На поминках, рассказывали соседки, она взяла стопку, запнулась: «Он дал мне… он дал мне отца».

Было не очень понятно, но все поняли.

VI.

Дети редко бывают благодарны за сверхблизость: им нужно то расстояние с родителями, на котором, собственно, и происходит жизнь. «Новое отцовство» дезавуирует отца как персону, переводит его в регистр повседневности, - и это первый шаг к охлаждению, а не сближению, к эмоциональному отчуждению.

Вечная занятость советских отцов - при их формальном функционировании - породила полуромантический, полувиктимный образ «ребенок с ключом на шее». Сейчас в социологии популярен обратный концепт - «невидимого родителя» - имеющего быть, но отсутствующего или присутствующего факультативно.
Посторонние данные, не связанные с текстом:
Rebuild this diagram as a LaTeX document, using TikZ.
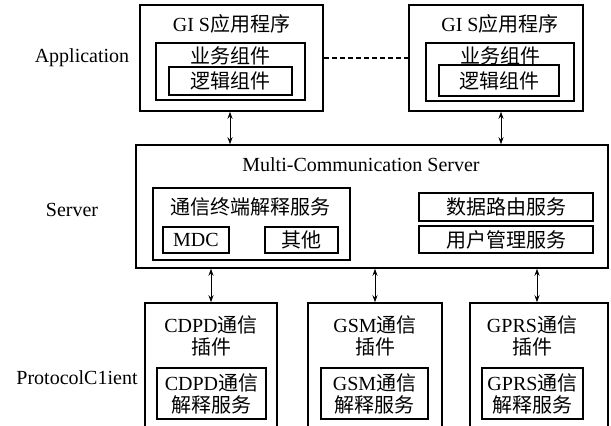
\documentclass[tikz,border=0pt]{standalone}
\usepackage{fontspec}
\setmainfont{Liberation Serif}
\newfontfamily\cjk{Noto Sans CJK SC}
\usetikzlibrary{arrows.meta}
\begin{document}
\begin{tikzpicture}[x=1pt,y=-1pt,
  every node/.style={font=\fontsize{20}{22}\selectfont, inner sep=0pt},
  outerbox/.style={draw, line width=1.5pt},
  innerbox/.style={draw, line width=1.1pt},
  lbl/.style={},
  biarrow/.style={{Stealth[length=7pt,width=5pt]}-{Stealth[length=7pt,width=5pt]}, line width=1pt}]
\useasboundingbox (0,0) rectangle (611,426);
\clip (0,0) rectangle (611,426);
% layer labels
\node[lbl] (lapp) at (82,58) {Application};
\node[lbl] (lsrv) at (72,210) {Server};
\node[lbl] (lpc) at (77,378) {ProtocolC1ient};
% application boxes
\node[outerbox, minimum width=183, minimum height=106] (app1) at (231.5,58) {};
\node (app1t) at (231.5,24) {GI S{\cjk 应用程序}};
\node[innerbox, minimum width=149, minimum height=57] (biz1) at (230.5,71.5) {};
\node (biz1t) at (230.5,56) {\cjk 业务组件};
\node[outerbox, minimum width=123, minimum height=28] (log1) at (230.5,81) {};
\node (log1t) at (230.5,81) {\cjk 逻辑组件};
\node[outerbox, minimum width=174, minimum height=106] (app2) at (496,58) {};
\node (app2t) at (500,24) {GI S{\cjk 应用程序}};
\node[innerbox, minimum width=148, minimum height=58] (biz2) at (500,72) {};
\node (biz2t) at (500,56) {\cjk 业务组件};
\node[outerbox, minimum width=120, minimum height=31] (log2) at (499,80.5) {};
\node (log2t) at (499,80.5) {\cjk 逻辑组件};
\draw[line width=1.1pt, dash pattern=on 5pt off 3pt] (app1.east) -- (app2.west);
% server
\node[outerbox, minimum width=472, minimum height=123] (srv) at (372,206.5) {};
\node (srvt) at (361,165) {Multi-Communication Server};
\node[outerbox, minimum width=197, minimum height=72] (term) at (251.5,224) {};
\node (termt) at (250,207) {\cjk 通信终端解释服务};
\node[outerbox, minimum width=66, minimum height=26] (mdc) at (196,240) {MDC};
\node[outerbox, minimum width=73, minimum height=26] (oth) at (301.5,240) {\cjk 其他};
\node[innerbox, minimum width=174, minimum height=28] (route) at (506,207) {\cjk 数据路由服务};
\node[outerbox, minimum width=174, minimum height=27] (user) at (506,239.5) {\cjk 用户管理服务};
% application <-> server
\draw[biarrow] ([xshift=-1.5pt]app1.south) -- ([xshift=-1.5pt]app1.south |- srv.north);
\draw[biarrow] ([xshift=5pt]app2.south) -- ([xshift=5pt]app2.south |- srv.north);
% protocol clients
\node[outerbox, minimum width=132, minimum height=127] (cdpd) at (211,366.5) {};
\node[outerbox, minimum width=134, minimum height=127] (gsm) at (375,366.5) {};
\node[outerbox, minimum width=138, minimum height=127] (gprs) at (539,366.5) {};
\node[align=center] (cdpdt) at (211,336) {CDPD{\cjk 通信}\\{\cjk 插件}};
\node[align=center] (gsmt) at (375,336) {GSM{\cjk 通信}\\{\cjk 插件}};
\node[align=center] (gprst) at (532,336) {GPRS{\cjk 通信}\\{\cjk 插件}};
\node[outerbox, minimum width=109, minimum height=51, align=center] (cdpdi) at (211.5,393.5) {CDPD{\cjk 通信}\\{\cjk 解释服务}};
\node[outerbox, minimum width=107, minimum height=51, align=center] (gsmi) at (374.5,393.5) {GSM{\cjk 通信}\\{\cjk 解释服务}};
\node[innerbox, minimum width=101, minimum height=51, align=center] (gprsi) at (532.5,393.5) {GPRS{\cjk 通信}\\{\cjk 解释服务}};
% server <-> clients
\draw[biarrow] (cdpd.north) -- (cdpd.north |- srv.south);
\draw[biarrow] (gsm.north) -- (gsm.north |- srv.south);
\draw[biarrow] ([xshift=-2pt]gprs.north) -- ([xshift=-2pt]gprs.north |- srv.south);
\end{tikzpicture}
\end{document}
Это проблема, это неполноценное родительство, но с радостью вглядываясь в свое детство, я понимаю, что это был лучший формат отношений из всех возможных, квинтэссенция общения, его парадная, выверенная, продуманная сторона. Отец не мог, не имел права быть рутиной, ежедневным удовольствием.

Суровые обстоятельства выдавали отца детям дозировано, как паек.

Сохранялась дистанция, и чтобы ни происходило с отцом, он оставался авторитетным.

Ожидание праздника всегда больше, ярче праздника, но уверенность в регулярности послезавтрашнего счастья окрашивала и строила детскую жизнь.

Мы становились близкими, откровенными в свой срок. Но до юности, до побега в молодость мы были защищены и одарены и ожиданием, и тайной о родителях.